Les femmes impliquées

 Le trafic de drogue n’est plus un apanage masculin. Si les femmes se cantonnaient au rôle de «nourrice » (stockage de la drogue), elles participent et sont aujourd’hui un acteur important dans l’«ubershit», la  livraison à domicile de drogue. « C’est un phénomène récent, mais au-delà de la livraison, elles sont devenues des logisticiennes et participent au narcotrafic.

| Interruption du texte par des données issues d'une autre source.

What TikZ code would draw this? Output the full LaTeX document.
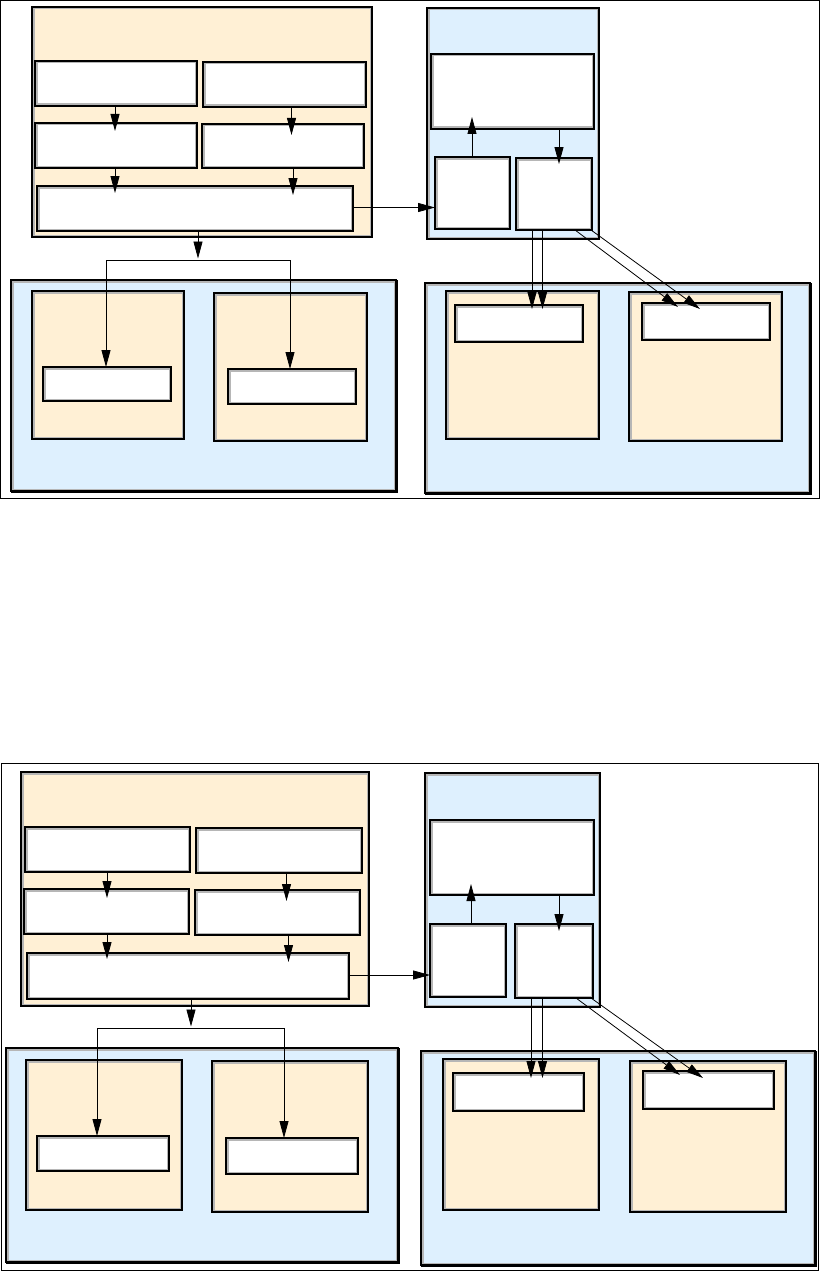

Certaines sont en détention provisoire ».

Les attentes en 2025

Cette année le procureur attend beaucoup du vote d’une loi sur les « repentis » comme ce fut le cas en Italie avec la mafia. «En ouvrant le statut de collaborateur de justice aux auteurs de meurtres ou d’assassinats cela nous permettrait d’atteindre des personnes qui sont au cœur des organisations et de démanteler des réseaux ». Nicolas Bessone réclame aussi une cour d’assises spéciale pour juger le crime organisé. « Les menaces, les pressions, la peur règne et il n’est pas supportable, pour des jurés citoyens, de se retrouver dans ce type d’audience. Il faut juger ces crimes-là avec des magistrats professionnels comme en matière de terrorisme ».

Cette année la lutte contre le narcobanditisme se traduira par l’arrivée de 25 policiers enquêteurs et 96 policiers de voie publique. 20 gendarmes vont aussi gonfler la section de recherche de la gendarmerie.  Sur le plan technique, un second scanner assurera la sécurité portuaire anti-drogue à Fos.